━━ DATA EXCERPT
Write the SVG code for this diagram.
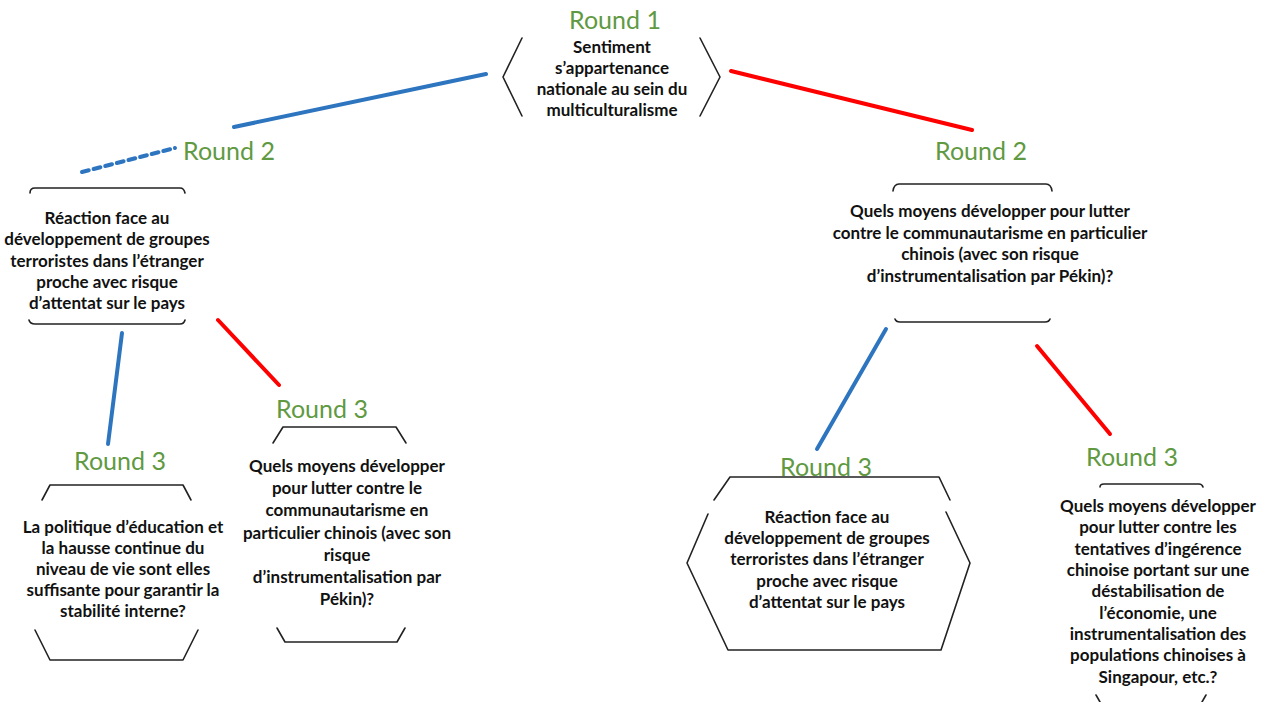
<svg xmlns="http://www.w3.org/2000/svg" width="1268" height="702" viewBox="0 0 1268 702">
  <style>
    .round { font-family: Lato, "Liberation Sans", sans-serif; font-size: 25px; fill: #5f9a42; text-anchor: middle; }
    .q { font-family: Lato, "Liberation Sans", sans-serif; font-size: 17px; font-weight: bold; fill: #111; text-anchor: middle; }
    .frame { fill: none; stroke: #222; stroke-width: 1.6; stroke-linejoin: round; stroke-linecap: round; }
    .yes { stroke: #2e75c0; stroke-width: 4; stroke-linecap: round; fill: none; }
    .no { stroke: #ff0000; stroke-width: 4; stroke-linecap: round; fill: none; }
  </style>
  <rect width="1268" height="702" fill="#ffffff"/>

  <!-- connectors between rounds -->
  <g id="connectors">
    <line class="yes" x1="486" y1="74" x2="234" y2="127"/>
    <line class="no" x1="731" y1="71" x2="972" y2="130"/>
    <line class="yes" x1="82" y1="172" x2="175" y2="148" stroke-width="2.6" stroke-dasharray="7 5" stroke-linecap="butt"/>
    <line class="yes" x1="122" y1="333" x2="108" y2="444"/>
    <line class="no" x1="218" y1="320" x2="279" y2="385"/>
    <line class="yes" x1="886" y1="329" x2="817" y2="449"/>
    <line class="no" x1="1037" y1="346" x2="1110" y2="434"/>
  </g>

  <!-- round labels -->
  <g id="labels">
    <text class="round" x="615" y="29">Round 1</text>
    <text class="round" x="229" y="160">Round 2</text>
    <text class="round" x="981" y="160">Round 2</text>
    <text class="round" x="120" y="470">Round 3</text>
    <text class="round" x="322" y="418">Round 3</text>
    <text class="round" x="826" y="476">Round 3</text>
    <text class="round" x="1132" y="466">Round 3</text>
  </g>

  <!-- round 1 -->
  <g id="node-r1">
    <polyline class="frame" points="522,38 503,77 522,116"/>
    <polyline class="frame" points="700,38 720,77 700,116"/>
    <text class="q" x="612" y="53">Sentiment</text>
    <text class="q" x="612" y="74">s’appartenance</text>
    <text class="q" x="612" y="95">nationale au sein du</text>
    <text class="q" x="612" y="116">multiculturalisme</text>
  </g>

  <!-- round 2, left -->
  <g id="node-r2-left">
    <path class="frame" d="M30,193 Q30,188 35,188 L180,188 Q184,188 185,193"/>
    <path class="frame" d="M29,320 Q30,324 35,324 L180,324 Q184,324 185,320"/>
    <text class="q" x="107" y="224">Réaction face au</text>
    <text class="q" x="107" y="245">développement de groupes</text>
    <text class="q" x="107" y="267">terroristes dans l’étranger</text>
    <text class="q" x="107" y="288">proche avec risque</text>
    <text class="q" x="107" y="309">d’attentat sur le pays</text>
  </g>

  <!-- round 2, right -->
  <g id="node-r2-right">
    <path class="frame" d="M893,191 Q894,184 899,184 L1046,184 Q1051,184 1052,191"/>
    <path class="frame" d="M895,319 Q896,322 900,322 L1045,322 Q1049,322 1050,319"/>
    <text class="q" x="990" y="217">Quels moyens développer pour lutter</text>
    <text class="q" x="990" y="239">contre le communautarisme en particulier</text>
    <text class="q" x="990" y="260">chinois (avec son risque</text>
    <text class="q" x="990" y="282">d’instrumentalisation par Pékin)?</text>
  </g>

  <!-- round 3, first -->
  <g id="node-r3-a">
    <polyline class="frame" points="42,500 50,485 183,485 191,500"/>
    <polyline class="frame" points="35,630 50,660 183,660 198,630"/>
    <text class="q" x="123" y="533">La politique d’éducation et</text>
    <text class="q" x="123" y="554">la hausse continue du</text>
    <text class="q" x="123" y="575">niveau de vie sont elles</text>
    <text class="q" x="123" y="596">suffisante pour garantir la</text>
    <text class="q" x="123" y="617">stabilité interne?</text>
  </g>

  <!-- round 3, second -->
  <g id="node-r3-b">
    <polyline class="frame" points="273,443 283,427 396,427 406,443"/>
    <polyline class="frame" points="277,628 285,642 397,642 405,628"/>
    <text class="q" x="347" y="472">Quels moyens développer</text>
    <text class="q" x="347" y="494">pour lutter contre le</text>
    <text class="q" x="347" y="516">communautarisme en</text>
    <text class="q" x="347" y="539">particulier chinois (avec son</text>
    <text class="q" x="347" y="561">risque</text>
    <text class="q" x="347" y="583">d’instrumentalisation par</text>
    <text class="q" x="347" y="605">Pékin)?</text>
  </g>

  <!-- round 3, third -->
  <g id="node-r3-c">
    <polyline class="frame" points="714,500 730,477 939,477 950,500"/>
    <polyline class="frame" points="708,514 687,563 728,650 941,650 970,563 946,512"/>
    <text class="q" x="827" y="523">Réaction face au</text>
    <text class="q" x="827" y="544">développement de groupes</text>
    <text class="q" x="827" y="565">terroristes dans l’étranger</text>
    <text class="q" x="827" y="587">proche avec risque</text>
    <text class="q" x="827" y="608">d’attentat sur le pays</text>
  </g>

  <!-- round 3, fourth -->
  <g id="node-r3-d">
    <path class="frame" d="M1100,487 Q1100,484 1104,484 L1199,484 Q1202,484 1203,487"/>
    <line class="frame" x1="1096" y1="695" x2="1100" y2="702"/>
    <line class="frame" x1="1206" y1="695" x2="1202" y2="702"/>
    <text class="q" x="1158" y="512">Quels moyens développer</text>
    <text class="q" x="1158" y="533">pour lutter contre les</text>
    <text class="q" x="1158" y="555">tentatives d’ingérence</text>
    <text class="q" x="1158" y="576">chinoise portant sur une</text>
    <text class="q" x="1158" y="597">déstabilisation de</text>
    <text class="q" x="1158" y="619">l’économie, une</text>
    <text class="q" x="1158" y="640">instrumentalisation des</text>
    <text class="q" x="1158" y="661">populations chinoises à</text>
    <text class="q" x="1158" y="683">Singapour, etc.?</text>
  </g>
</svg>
━━━━
[GIVEN PROBLEM]: Would you set down the listing exactly, omitting pictures?

[TASK RESPONSE]:
Write the SVG code for this diagram.
<svg xmlns="http://www.w3.org/2000/svg" width="1268" height="702" viewBox="0 0 1268 702">
  <style>
    .round { font-family: Lato, "Liberation Sans", sans-serif; font-size: 25px; fill: #5f9a42; text-anchor: middle; }
    .q { font-family: Lato, "Liberation Sans", sans-serif; font-size: 17px; font-weight: bold; fill: #111; text-anchor: middle; }
    .frame { fill: none; stroke: #222; stroke-width: 1.6; stroke-linejoin: round; stroke-linecap: round; }
    .yes { stroke: #2e75c0; stroke-width: 4; stroke-linecap: round; fill: none; }
    .no { stroke: #ff0000; stroke-width: 4; stroke-linecap: round; fill: none; }
  </style>
  <rect width="1268" height="702" fill="#ffffff"/>

  <!-- connectors between rounds -->
  <g id="connectors">
    <line class="yes" x1="486" y1="74" x2="234" y2="127"/>
    <line class="no" x1="731" y1="71" x2="972" y2="130"/>
    <line class="yes" x1="82" y1="172" x2="175" y2="148" stroke-width="2.6" stroke-dasharray="7 5" stroke-linecap="butt"/>
    <line class="yes" x1="122" y1="333" x2="108" y2="444"/>
    <line class="no" x1="218" y1="320" x2="279" y2="385"/>
    <line class="yes" x1="886" y1="329" x2="817" y2="449"/>
    <line class="no" x1="1037" y1="346" x2="1110" y2="434"/>
  </g>

  <!-- round labels -->
  <g id="labels">
    <text class="round" x="615" y="29">Round 1</text>
    <text class="round" x="229" y="160">Round 2</text>
    <text class="round" x="981" y="160">Round 2</text>
    <text class="round" x="120" y="470">Round 3</text>
    <text class="round" x="322" y="418">Round 3</text>
    <text class="round" x="826" y="476">Round 3</text>
    <text class="round" x="1132" y="466">Round 3</text>
  </g>

  <!-- round 1 -->
  <g id="node-r1">
    <polyline class="frame" points="522,38 503,77 522,116"/>
    <polyline class="frame" points="700,38 720,77 700,116"/>
    <text class="q" x="612" y="53">Sentiment</text>
    <text class="q" x="612" y="74">s’appartenance</text>
    <text class="q" x="612" y="95">nationale au sein du</text>
    <text class="q" x="612" y="116">multiculturalisme</text>
  </g>

  <!-- round 2, left -->
  <g id="node-r2-left">
    <path class="frame" d="M30,193 Q30,188 35,188 L180,188 Q184,188 185,193"/>
    <path class="frame" d="M29,320 Q30,324 35,324 L180,324 Q184,324 185,320"/>
    <text class="q" x="107" y="224">Réaction face au</text>
    <text class="q" x="107" y="245">développement de groupes</text>
    <text class="q" x="107" y="267">terroristes dans l’étranger</text>
    <text class="q" x="107" y="288">proche avec risque</text>
    <text class="q" x="107" y="309">d’attentat sur le pays</text>
  </g>

  <!-- round 2, right -->
  <g id="node-r2-right">
    <path class="frame" d="M893,191 Q894,184 899,184 L1046,184 Q1051,184 1052,191"/>
    <path class="frame" d="M895,319 Q896,322 900,322 L1045,322 Q1049,322 1050,319"/>
    <text class="q" x="990" y="217">Quels moyens développer pour lutter</text>
    <text class="q" x="990" y="239">contre le communautarisme en particulier</text>
    <text class="q" x="990" y="260">chinois (avec son risque</text>
    <text class="q" x="990" y="282">d’instrumentalisation par Pékin)?</text>
  </g>

  <!-- round 3, first -->
  <g id="node-r3-a">
    <polyline class="frame" points="42,500 50,485 183,485 191,500"/>
    <polyline class="frame" points="35,630 50,660 183,660 198,630"/>
    <text class="q" x="123" y="533">La politique d’éducation et</text>
    <text class="q" x="123" y="554">la hausse continue du</text>
    <text class="q" x="123" y="575">niveau de vie sont elles</text>
    <text class="q" x="123" y="596">suffisante pour garantir la</text>
    <text class="q" x="123" y="617">stabilité interne?</text>
  </g>

  <!-- round 3, second -->
  <g id="node-r3-b">
    <polyline class="frame" points="273,443 283,427 396,427 406,443"/>
    <polyline class="frame" points="277,628 285,642 397,642 405,628"/>
    <text class="q" x="347" y="472">Quels moyens développer</text>
    <text class="q" x="347" y="494">pour lutter contre le</text>
    <text class="q" x="347" y="516">communautarisme en</text>
    <text class="q" x="347" y="539">particulier chinois (avec son</text>
    <text class="q" x="347" y="561">risque</text>
    <text class="q" x="347" y="583">d’instrumentalisation par</text>
    <text class="q" x="347" y="605">Pékin)?</text>
  </g>

  <!-- round 3, third -->
  <g id="node-r3-c">
    <polyline class="frame" points="714,500 730,477 939,477 950,500"/>
    <polyline class="frame" points="708,514 687,563 728,650 941,650 970,563 946,512"/>
    <text class="q" x="827" y="523">Réaction face au</text>
    <text class="q" x="827" y="544">développement de groupes</text>
    <text class="q" x="827" y="565">terroristes dans l’étranger</text>
    <text class="q" x="827" y="587">proche avec risque</text>
    <text class="q" x="827" y="608">d’attentat sur le pays</text>
  </g>

  <!-- round 3, fourth -->
  <g id="node-r3-d">
    <path class="frame" d="M1100,487 Q1100,484 1104,484 L1199,484 Q1202,484 1203,487"/>
    <line class="frame" x1="1096" y1="695" x2="1100" y2="702"/>
    <line class="frame" x1="1206" y1="695" x2="1202" y2="702"/>
    <text class="q" x="1158" y="512">Quels moyens développer</text>
    <text class="q" x="1158" y="533">pour lutter contre les</text>
    <text class="q" x="1158" y="555">tentatives d’ingérence</text>
    <text class="q" x="1158" y="576">chinoise portant sur une</text>
    <text class="q" x="1158" y="597">déstabilisation de</text>
    <text class="q" x="1158" y="619">l’économie, une</text>
    <text class="q" x="1158" y="640">instrumentalisation des</text>
    <text class="q" x="1158" y="661">populations chinoises à</text>
    <text class="q" x="1158" y="683">Singapour, etc.?</text>
  </g>
</svg>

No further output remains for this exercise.